そういう機会がなくて中学生になられたのであれば、このネットワーク・サイト内に「私と私の遺伝子(http://hemophilia-japan.org/contents/library/2-2-1/2-2-1-1/2-2-1-1-1.html)」のアニメを活用していただき、分かりにくいことは先生に訊いてみようと勧めるのはいかがでしょうか?
実際の診察室でのポイントは、御両親は何を話しているのか心配かもしれませんが、彼女と医療者だけにするということが大切だと思います。お父さんが同席していると、お父さんを気遣ってなかなか正直な質問が出来ないとか、ボーイフレンドとの話を切り出せないなんてことはよくあります。

Q: 以前、確定保因者である私の妊娠時に、ふつう分娩(経腟分娩?)で問題ないと言われました。何かあった場合、すぐに帝王切開に切り替えることができるので問題ないとのこと。いつの時点でも、帝王切開へ切り替えることはできるのでしょうか?普通の方に比べ、ふつう分娩と帝王切開で、保因者であることによるリスクはあるのでしょうか?
A: 当然かもしれませんが、何かあって切り替えた帝王切開とあらかじめ準備していた帝王切開とでは、一般的な話ですが安全性には差があるようです。リスクの差は経腟分娩の場合は、お母さん側では出産後の出血、患児側では頭蓋内出血だと思われます。しかし、お母さんが保因者であるかもしれないという認識が出産時に医療者にあるだけで、経腟分娩でもそのリスクは随分軽減できるようではあります。
一般の方の帝王切開率は年々増加しており、米国で約30%、日本でも約20%らしいです。欧米においては、保因者の帝王切開率もさらに増加しており、経腟か帝王切開かの議論も盛んなようです。日本においては、そのような議論はほとんどなく、今後は少なくとも産科医を取り込んでの議論は必要と考えられます。現在、日本産婦人科・新生児血液学会と日本血栓止血学会の協働で血友病保因者のための周産期ガイドラインの作成を検討しています。

Q: 運動をすると皮下出血で青くなりびっくりすることがあります。今回のセミナーを拝見したのですが、自身が保因者の可能性があることを学びました。そのため、あざが引かない場合の対応方法はあるのでしょうか?
A: あざ自体は、美容的な問題を除いては問題なく、放っておけばよいと思います。ただ、皮下出血でビックリということは、凝固因子活性が保因者の方の平均よりも低い可能性があります。皮下出血程度ではなく、大きな怪我や手術に備えてご自身の因子活性を把握しておかれることをお勧めします。

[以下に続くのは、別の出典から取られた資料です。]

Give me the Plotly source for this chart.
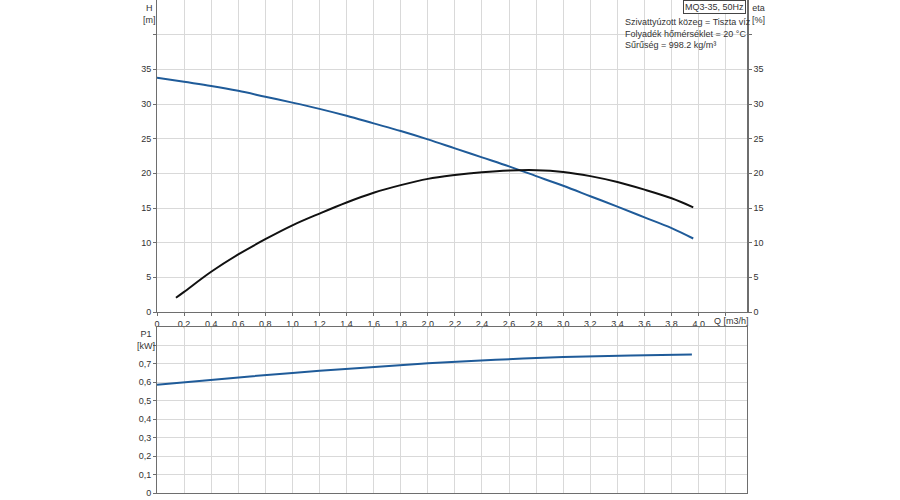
import plotly.graph_objects as go

# ---- data ----
q_h = [0, 0.2, 0.4, 0.6, 0.8, 1.0, 1.2, 1.4, 1.6, 1.8, 2.0, 2.2, 2.4, 2.6, 2.8, 3.0, 3.2, 3.4, 3.6, 3.8, 3.96]
h_m = [33.8, 33.2, 32.6, 31.9, 31.05, 30.2, 29.3, 28.3, 27.2, 26.1, 24.9, 23.6, 22.3, 21.0, 19.6, 18.2, 16.7, 15.2, 13.65, 12.1, 10.6]

q_eta = [0.14, 0.2, 0.4, 0.6, 0.8, 1.0, 1.2, 1.4, 1.6, 1.8, 2.0, 2.2, 2.4, 2.6, 2.8, 3.0, 3.2, 3.4, 3.6, 3.8, 3.96]
eta_pct = [2.05, 2.9, 5.8, 8.3, 10.5, 12.5, 14.2, 15.8, 17.2, 18.3, 19.2, 19.75, 20.15, 20.4, 20.45, 20.2, 19.6, 18.75, 17.65, 16.4, 15.1]

q_p1 = [0, 0.5, 1.0, 1.5, 2.0, 2.5, 3.0, 3.5, 3.95]
p1_kw = [0.587, 0.62, 0.651, 0.678, 0.703, 0.722, 0.737, 0.746, 0.751]

q_ticks = [0, 0.2, 0.4, 0.6, 0.8, 1.0, 1.2, 1.4, 1.6, 1.8, 2.0, 2.2, 2.4, 2.6, 2.8, 3.0, 3.2, 3.4, 3.6, 3.8, 4.0, 4.2]
q_labels = ["0", "0,2", "0,4", "0,6", "0,8", "1,0", "1,2", "1,4", "1,6", "1,8", "2,0",
            "2,2", "2,4", "2,6", "2,8", "3,0", "3,2", "3,4", "3,6", "3,8", "4,0", ""]
h_ticks = [0, 5, 10, 15, 20, 25, 30, 35, 40]
h_labels = ["0", "5", "10", "15", "20", "25", "30", "35", ""]
p_ticks = [0, 0.1, 0.2, 0.3, 0.4, 0.5, 0.6, 0.7, 0.8]
p_labels = ["0", "0,1", "0,2", "0,3", "0,4", "0,5", "0,6", "0,7", ""]

info_lines = ["Szivattyúzott közeg = Tiszta víz", "Folyadék hőmérséklet = 20 °C", "Sűrűség = 998.2 kg/m³"]

BLUE = "#1f5b99"
GRID = "#d9d9d9"
AXIS = "#6e6e6e"
TXT = "#333333"
FONT = "Liberation Sans, Arial, sans-serif"

fig = go.Figure()
fig.add_trace(go.Scatter(x=q_h, y=h_m, mode="lines", line=dict(color=BLUE, width=2, shape="spline"),
                         xaxis="x", yaxis="y", showlegend=False))
fig.add_trace(go.Scatter(x=q_eta, y=eta_pct, mode="lines", line=dict(color="#111111", width=2, shape="spline"),
                         xaxis="x", yaxis="y2", showlegend=False))
fig.add_trace(go.Scatter(x=q_p1, y=p1_kw, mode="lines", line=dict(color=BLUE, width=2, shape="spline"),
                         xaxis="x2", yaxis="y3", showlegend=False))

top_dom = [(493 - 312) / 493, 1.0]
bot_dom = [0.0, (493 - 327) / 493]
xr = [0, 4.357]

common_x = dict(range=xr, tickvals=q_ticks, gridcolor=GRID, gridwidth=1, zeroline=False, automargin=False,
                showline=True, linecolor=AXIS, linewidth=1, mirror=False, ticks="outside", ticklen=3,
                tickcolor=AXIS, tickfont=dict(size=9, color=TXT, family=FONT))

fig.update_layout(
    width=900, height=500,
    margin=dict(l=157, r=153, t=0, b=7, autoexpand=False),
    paper_bgcolor="white", plot_bgcolor="white",
    font=dict(family=FONT, size=9, color=TXT),
    xaxis=dict(common_x, domain=[0, 1], anchor="y", ticktext=q_labels),
    xaxis2=dict(common_x, domain=[0, 1], anchor="y3", showticklabels=False, ticks="", matches="x", mirror=True),
    yaxis=dict(domain=top_dom, range=[0, 45], tickvals=h_ticks, ticktext=h_labels, gridcolor=GRID,
               zeroline=False, showline=True, linecolor=AXIS, linewidth=1, ticks="outside", ticklen=3,
               automargin=False, tickcolor=AXIS, tickfont=dict(size=9, color=TXT)),
    yaxis2=dict(domain=top_dom, range=[0, 45], overlaying="y", side="right", anchor="x",
                tickvals=h_ticks, ticktext=h_labels, showgrid=False, zeroline=False, automargin=False,
                showline=True, linecolor=AXIS, linewidth=1.5, ticks="outside", ticklen=3,
                tickcolor=AXIS, tickfont=dict(size=9, color=TXT)),
    yaxis3=dict(domain=bot_dom, range=[0, 0.9], anchor="x2", tickvals=p_ticks, ticktext=p_labels,
                gridcolor=GRID, zeroline=False, showline=True, linecolor=AXIS, linewidth=1, mirror=True,
                automargin=False, ticks="outside", ticklen=3, tickcolor=AXIS, tickfont=dict(size=9, color=TXT)),
)


def px_ann(text, x, y, xanchor="center", yanchor="top", align="center", size=9, **kw):
    fig.add_annotation(text=text, x=(x - 157) / 590, y=(493 - y) / 493, xref="paper", yref="paper",
                       showarrow=False, xanchor=xanchor, yanchor=yanchor, align=align,
                       font=dict(size=size, color=TXT, family=FONT), **kw)


px_ann("H<br>[m]", 149, 1)
px_ann("eta<br>[%]", 758, 1)
px_ann("P1<br>[kW]", 146, 327)
px_ann("Q [m3/h]", 712, 314, xanchor="left")
px_ann("<br>".join(info_lines), 623, 15, xanchor="left", align="left")
px_ann("MQ3-35, 50Hz", 746, 0, xanchor="right", bordercolor="#444444", borderwidth=1,
       bgcolor="white", borderpad=1)

fig.write_html("out.html", config={"displayModeBar": False},
               post_script="document.body.style.margin='0px';")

Q: 保因者に広く開放している窓口などはないでしょうか。相談できる場所があれば教えてください。
A: 保因者の窓口を標榜しているところはないと思います。しかし、保因者のケアも包括医療の一環と考えますので、身近な主治医や看護師さんに相談されてはいかがでしょうか。また、このネットワーク・サイト内の「ヘモフィリアひろば」というソーシャル・ネットワークで保因者の方のためのコミュニティーが立ち上がっていますので、そちらに参加されるのも情報を得ることのできる一つの方法になるかもしれません。

Q: 保因者でも、凝固因子を投与することはあるのですか?
A: 保因者でも軽症血友病といえる、あるいはさらにはもっと低い因子活性の方もいらっしゃいます。そういう方は、あざ(皮下出血)程度ではない出血もあり、凝固因子投与を必要とすることもあります。